Abstract View
Quantifying the Contributions of Functional Groups to Light Absorptivity of Brown Carbon by a Two-layer Mapping Algorithm
KUNPENG CHEN, Jin Chen, King-Fai Li, Manuel Valdivia, Roya Bahreini, Ying-Hsuan Lin, University of California, Riverside
Abstract Number: 476
Working Group: Aerosol Chemistry
Abstract
Brown carbon (BrC), defined as organic compounds with significant light absorption in ultraviolet (UV) and near-UV region, has been identified as an important warming source in the troposphere. Laboratory and field studies have provided extensive information about BrC composition (e.g., chemical formula), but the climate forcing by individual BrC constituents is not fully understood. To bridge the chemical variability with optical response, evaluation of light absorptivity for BrC at molecular level is required. Since the authentic chemical standards of most detected BrC compounds are not commercially available, recent research has used time-dependent density functional theory (TD-DFT) to simulate the ultraviolet-visible (UV-Vis) spectra.

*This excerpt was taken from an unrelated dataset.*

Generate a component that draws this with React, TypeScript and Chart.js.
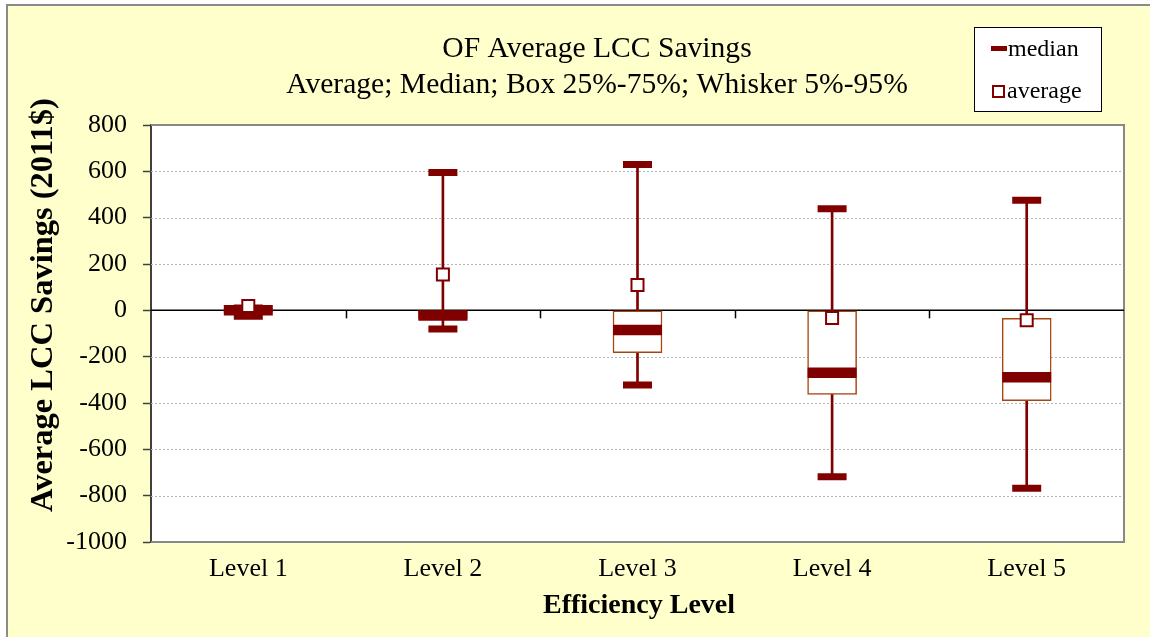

However, the simulated spectra may be subject to various degree of bias, depending on different computational models and assumptions within TD-DFT. Here, we developed a two-layer vector decomposition structure to map the bias between experimental and theoretical spectra into chemical information, including molecular structures and functional groups. We used the experimental spectra of conjugated compounds from the MPI-Mainz UV/VIS Spectra Atlas of Gaseous Molecules of Atmospheric Interest and calibrated the simulated spectra against experimental data in an attempt to reduce the bias. A supervised learning was carried out to fit the weight coefficients in our algorithm, which obtains a semiempirical operator to parameterize the bias. For new detected BrC compounds, its UV-Vis spectrum can be evaluated by the TD-DFT simulated spectrum plus the bias estimated by the operator. With bias-corrected UV-Vis spectra, we can attribute the alternation of light-absorbing properties in different ranges of wavelength to specific functional groups and estimate the imaginary refractive index corresponding to BrC molecules. Further, the assembled patterns of conjugated functional groups which are known to induce light absorption in the troposphere will also be presented.